In the material below, please retype the lines from the very first through the one with "time_ticks_bc = [4, 8, 12, 24, 36, 48, 72]", exactly and without pictures.

→ DATASET CONTENT
— BEGIN —

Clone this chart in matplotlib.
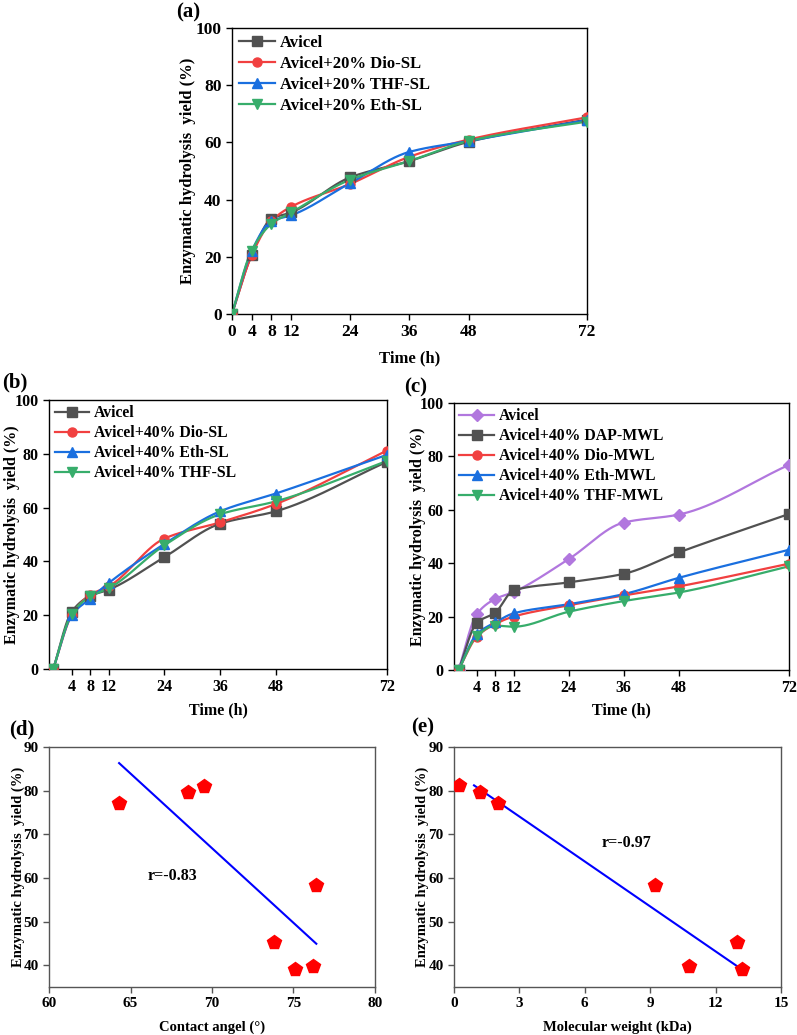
import numpy as np
import matplotlib
matplotlib.use("Agg")
import matplotlib.pyplot as plt

plt.rcParams['font.family'] = ['Liberation Serif', 'DejaVu Serif']
plt.rcParams['font.weight'] = 'bold'
plt.rcParams['axes.labelweight'] = 'bold'

# ---------------- data ----------------
time_h = [0, 4, 8, 12, 24, 36, 48, 72]
time_ticks_a = [0, 4, 8, 12, 24, 36, 48, 72]
time_ticks_bc = [4, 8, 12, 24, 36, 48, 72]

# panel (a)
a_labels = ["Avicel", "Avicel+20% Dio-SL", "Avicel+20% THF-SL", "Avicel+20% Eth-SL"]
a_avicel = [0, 20.7, 33.3, 35.5, 47.8, 53.5, 60.2, 68.0]
a_dio = [0, 20.5, 32.5, 37.5, 45.5, 55.0, 61.0, 68.8]
a_thf = [0, 22.0, 32.5, 34.5, 45.8, 56.7, 60.5, 67.8]
a_eth = [0, 22.2, 31.5, 35.5, 47.0, 53.5, 60.5, 67.3]

# panel (b)
b_labels = ["Avicel", "Avicel+40% Dio-SL", "Avicel+40% Eth-SL", "Avicel+40% THF-SL"]
b_avicel = [0, 21.3, 27.2, 29.5, 41.6, 54.0, 58.6, 77.0]
b_dio = [0, 20.0, 27.6, 30.7, 48.5, 54.5, 61.3, 81.2]
b_eth = [0, 20.0, 26.2, 32.0, 46.5, 58.6, 65.2, 79.6]
b_thf = [0, 20.5, 27.0, 30.0, 46.0, 57.5, 62.3, 77.3]

# panel (c)
c_labels = ["Avicel", "Avicel+40% DAP-MWL", "Avicel+40% Dio-MWL",
            "Avicel+40% Eth-MWL", "Avicel+40% THF-MWL"]
c_avicel = [0, 21.0, 26.6, 29.2, 41.5, 55.2, 58.2, 76.8]
c_dap = [0, 17.7, 21.5, 29.8, 32.8, 36.0, 44.0, 58.4]
c_dio = [0, 12.5, 17.2, 20.0, 24.2, 27.9, 31.3, 39.8]
c_eth = [0, 13.5, 17.8, 21.2, 24.6, 28.4, 34.5, 45.0]
c_thf = [0, 12.8, 16.6, 16.2, 21.8, 25.8, 29.0, 38.8]

# panel (d)
d_angle = [64.3, 68.5, 69.5, 76.4, 73.8, 75.1, 76.2]
d_yield = [77.1, 79.7, 81.1, 58.4, 45.2, 39.1, 39.8]
d_r_text = "r=-0.83"

# panel (e)
e_mw = [0.24, 1.2, 2.0, 9.2, 13.0, 10.8, 13.2]
e_yield = [81.2, 79.7, 77.1, 58.4, 45.2, 39.8, 39.1]
e_fit_x = [0.92, 13.24]
e_fit_y = [81.2, 38.9]
e_r_text = "r=-0.97"

# ---------------- styles ----------------
C_BLACK = '#515151'
C_RED = '#F14040'
C_BLUE = '#1A6FDF'
C_GREEN = '#37AD6B'
C_PURPLE = '#B177DE'


def smooth(x, y, n=400):
    """monotone (PCHIP) cubic through the points - only used to draw the curve"""
    x = np.asarray(x, float)
    y = np.asarray(y, float)
    h = np.diff(x)
    delta = np.diff(y) / h
    m = np.zeros_like(y)
    for k in range(1, len(x) - 1):
        if delta[k - 1] * delta[k] > 0:
            w1 = 2 * h[k] + h[k - 1]
            w2 = h[k] + 2 * h[k - 1]
            m[k] = (w1 + w2) / (w1 / delta[k - 1] + w2 / delta[k])
    m[0] = delta[0]
    m[-1] = delta[-1]
    xs = np.linspace(x[0], x[-1], n)
    idx = np.clip(np.searchsorted(x, xs) - 1, 0, len(x) - 2)
    t = (xs - x[idx]) / h[idx]
    h00 = 2 * t ** 3 - 3 * t ** 2 + 1
    h10 = t ** 3 - 2 * t ** 2 + t
    h01 = -2 * t ** 3 + 3 * t ** 2
    h11 = t ** 3 - t ** 2
    ys = h00 * y[idx] + h10 * h[idx] * m[idx] + h01 * y[idx + 1] + h11 * h[idx] * m[idx + 1]
    return xs, ys


def series(ax, x, y, color, marker, label, ms=6.5):
    xs, ys = smooth(x, y)
    ax.plot(xs, ys, color=color, lw=1.6, zorder=2)
    ax.plot(x, y, linestyle='none', marker=marker, color=color, ms=ms, zorder=3)
    ax.plot([], [], color=color, lw=1.6, marker=marker, ms=ms, label=label)


def style_axes(ax, fs, spine_color='black'):
    for s in ax.spines.values():
        s.set_color(spine_color)
        s.set_linewidth(1.0)
    ax.tick_params(direction='out', length=4, width=1, labelsize=fs,
                   top=False, right=False, color=spine_color)
    for lab in ax.get_xticklabels() + ax.get_yticklabels():
        lab.set_fontweight('bold')


def labels(ax, xl, yl, fs, xpos, ypos):
    ax.set_xlabel(xl, fontsize=fs, fontweight='bold')
    ax.set_ylabel(yl, fontsize=fs, fontweight='bold')
    ax.xaxis.set_label_coords(0.5, xpos)
    ax.xaxis.label.set_va('center')
    ax.yaxis.set_label_coords(ypos, 0.5)
    ax.yaxis.label.set_va('center')


fig = plt.figure(figsize=(7.97, 10.35), dpi=100)

YLABEL = "Enzymatic hydrolysis  yield (%)"

# ---- (a)
ax = fig.add_axes([0.291, 0.6966, 0.4455, 0.2763])
series(ax, time_h, a_avicel, C_BLACK, 's', a_labels[0])
series(ax, time_h, a_dio, C_RED, 'o', a_labels[1])
series(ax, time_h, a_thf, C_BLUE, '^', a_labels[2])
series(ax, time_h, a_eth, C_GREEN, 'v', a_labels[3])
ax.set_xlim(0, 72)
ax.set_ylim(0, 100)
ax.set_xticks(time_ticks_a)
ax.set_yticks([0, 20, 40, 60, 80, 100])
style_axes(ax, fs=12.5)
labels(ax, "Time (h)", YLABEL, 12, -0.154, -0.124)
ax.legend(loc='upper left', frameon=False, prop={'weight': 'bold', 'size': 12},
          handlelength=2.2, handletextpad=0.3, labelspacing=0.3, borderaxespad=0.2,
          borderpad=0.2)
fig.text(0.2515, 0.988, "(a)", fontsize=15, fontweight='bold', ha='right', va='center')

# ---- (b)
ax = fig.add_axes([0.0615, 0.3536, 0.424, 0.26])
series(ax, time_h, b_avicel, C_BLACK, 's', b_labels[0])
series(ax, time_h, b_dio, C_RED, 'o', b_labels[1])
series(ax, time_h, b_eth, C_BLUE, '^', b_labels[2])
series(ax, time_h, b_thf, C_GREEN, 'v', b_labels[3])
ax.set_xlim(-0.9, 72)
ax.set_ylim(0, 100)
ax.set_xticks(time_ticks_bc)
ax.set_yticks([0, 20, 40, 60, 80, 100])
style_axes(ax, fs=11.5)
labels(ax, "Time (h)", YLABEL, 11.5, -0.152, -0.109)
ax.legend(loc='upper left', frameon=False, prop={'weight': 'bold', 'size': 11.3},
          handlelength=2.2, handletextpad=0.3, labelspacing=0.25, borderaxespad=0.15,
          borderpad=0.2)
fig.text(0.003, 0.63, "(b)", fontsize=15, fontweight='bold', ha='left', va='center')

# ---- (c)
ax = fig.add_axes([0.5696, 0.3527, 0.4203, 0.258])
series(ax, time_h, c_avicel, C_PURPLE, 'D', c_labels[0], ms=6)
series(ax, time_h, c_dap, C_BLACK, 's', c_labels[1])
series(ax, time_h, c_dio, C_RED, 'o', c_labels[2])
series(ax, time_h, c_eth, C_BLUE, '^', c_labels[3])
series(ax, time_h, c_thf, C_GREEN, 'v', c_labels[4])
ax.set_xlim(-1.0, 72)
ax.set_ylim(0, 100)
ax.set_xticks(time_ticks_bc)
ax.set_yticks([0, 20, 40, 60, 80, 100])
style_axes(ax, fs=11.5)
labels(ax, "Time (h)", YLABEL, 11.5, -0.152, -0.107)
ax.legend(loc='upper left', frameon=False, prop={'weight': 'bold', 'size': 11.3},
          handlelength=2.2, handletextpad=0.3, labelspacing=0.25, borderaxespad=0.15,
          borderpad=0.2)
fig.text(0.507, 0.626, "(c)", fontsize=15, fontweight='bold', ha='left', va='center')

# ---- (d)
ax = fig.add_axes([0.0615, 0.0464, 0.409, 0.2319])
fit = np.polyfit(d_angle, d_yield, 1)
fx = np.array([min(d_angle), max(d_angle)])
ax.plot(fx, np.polyval(fit, fx), color='#0000FF', lw=1.5, zorder=2)
ax.plot(d_angle, d_yield, linestyle='none', marker='p', color='#FF0000', ms=10, zorder=3)
ax.set_xlim(60, 80)
ax.set_ylim(35, 90)
ax.set_xticks([60, 65, 70, 75, 80])
ax.set_yticks([40, 50, 60, 70, 80, 90])
style_axes(ax, fs=11, spine_color='#555555')
labels(ax, "Contact angel (°)", YLABEL, 10.5, -0.167, -0.095)
ax.text(67.6, 60.4, d_r_text, fontsize=11.5, fontweight='bold', ha='center', va='center')
fig.text(0.011, 0.295, "(d)", fontsize=15, fontweight='bold', ha='left', va='center')

# ---- (e)
ax = fig.add_axes([0.5696, 0.0464, 0.4103, 0.2319])
ax.plot(e_fit_x, e_fit_y, color='#0000FF', lw=1.5, zorder=2)
ax.plot(e_mw, e_yield, linestyle='none', marker='p', color='#FF0000', ms=10, zorder=3)
ax.set_xlim(0, 15)
ax.set_ylim(35, 90)
ax.set_xticks([0, 3, 6, 9, 12, 15])
ax.set_yticks([40, 50, 60, 70, 80, 90])
style_axes(ax, fs=11, spine_color='#555555')
labels(ax, "Molecular weight (kDa)", YLABEL, 10.5, -0.167, -0.098)
ax.text(7.92, 68.0, e_r_text, fontsize=11.5, fontweight='bold', ha='center', va='center')
fig.text(0.516, 0.297, "(e)", fontsize=15, fontweight='bold', ha='left', va='center')

fig.savefig("out.png", dpi=100)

— END —

→ RESULT FOR THIS EXERCISE
Clone this chart in matplotlib.
import numpy as np
import matplotlib
matplotlib.use("Agg")
import matplotlib.pyplot as plt

plt.rcParams['font.family'] = ['Liberation Serif', 'DejaVu Serif']
plt.rcParams['font.weight'] = 'bold'
plt.rcParams['axes.labelweight'] = 'bold'

# ---------------- data ----------------
time_h = [0, 4, 8, 12, 24, 36, 48, 72]
time_ticks_a = [0, 4, 8, 12, 24, 36, 48, 72]
time_ticks_bc = [4, 8, 12, 24, 36, 48, 72]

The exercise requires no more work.